In ricordo di Aris Accornero

per Gian Franco Ferraris
Autore originale del testo: Fausto Anderlini

di Fausto Anderlini – 25 ottobre 2018

Sono così stralunato che solo oggi, leggendo il necrologio di Tronti, ho appreso la notizia della morte di Aris Accornero. Lo conobbi da vicino all’inizio degli ’80, quando fui chiamato a collaborare a due ricerche da lui coordinate (L’Identità comunista, Editori riuniti e Il Partito comunista italiano, Annali fondazione Feltrinelli) e poi ancora nelle periodiche riunioni redazionali di Laboratorio politico. Un’epoca, gli ’80, per quanto di transizione, nella quale ancora vigeva il lavoro intellettuale come ingaggio politico esistenziale e, a rovescio, l’appartenenza politica come passione intellettuale. E un uomo come Accornero, con alle spalle una vita da operaio comunista nella Torino vallettiana poteva arrivare a rilucere, compiendo il suo percorso, come uno dei più raffinati esperti di sociologia del lavoro.

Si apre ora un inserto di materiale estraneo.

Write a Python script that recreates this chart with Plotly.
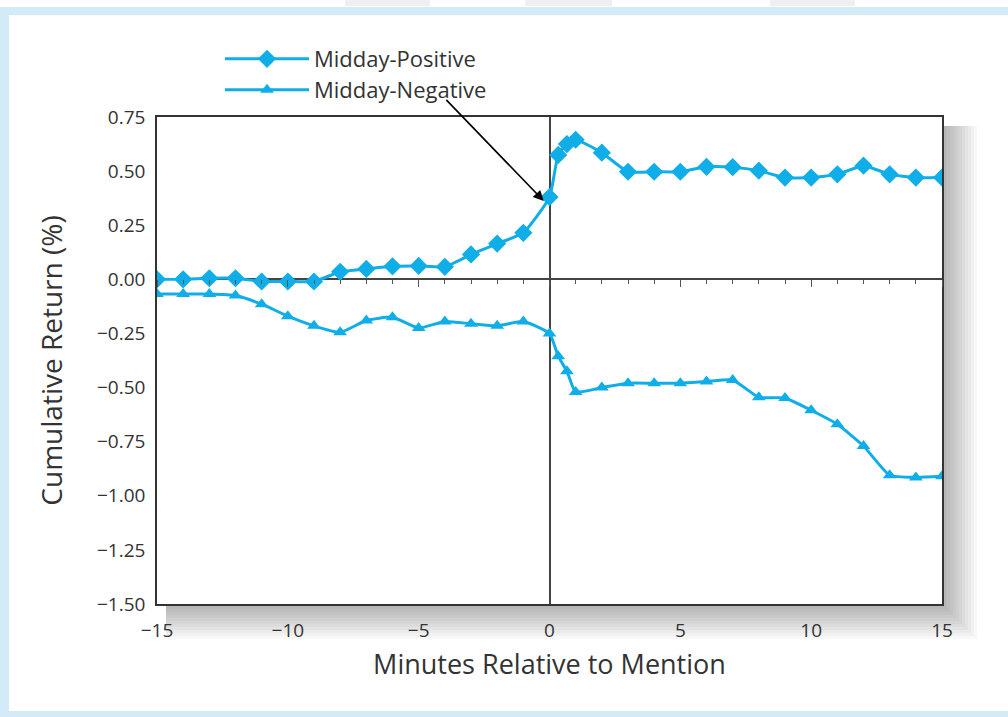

In quell’epoca ci si ritrovava al Cespe, in via della Vite, a Roma, nei pressi di Botteghe Oscure, l’istituto di ricerca voluto da Giorgio Amendola che nella galassia dei centri di produzione culturale del Pci ricopriva lo spazio della riflessione economico sociale, con una propria rivista, Politica ed economia, che si differenziava dal prevalente imprinting storico filosofico delle altre produzioni, Da Critica Marxista a Studi Storici per finire con Democrazia e diritto. Al Cespe Accornero era alloggiato in un piccolo studio, nel quale ci si ritrovava con Michele Magno, Renato Mannheimer, Mauro Calise e la Chiara Sebastiani. Era un uomo mite, pacato e ironico. Molto puntiglioso, e nel cassetto teneva una Texas instrument. Noi giovani ne sentivamo molto l’autorevolezza e il carisma.

Qualche anno fa l’ho rivisto a un convegno a Cetona dove invitato da Michele Prospero relazionavo assieme a Rita di Leo, e sulla bellissima piazza, in una giornata di sole autunnale, abbiamo rimembrato quei momenti e dell’amicizia che ancora lo legava a Mario Tronti e Alberto Asor Rosa. Erano altri tempi, grandiosi, quando l’egemonia intellettuale era nostra: del movimento operaio, del suo sindacato, del suo partito. E dentro di essa noi potevamo crescere, con l’illusione che non sarebbe mai tramontata. Trasformata sì, tramontata mai. Infatti quando penso a quei tempi mi appaiono a colori, inondati di luce.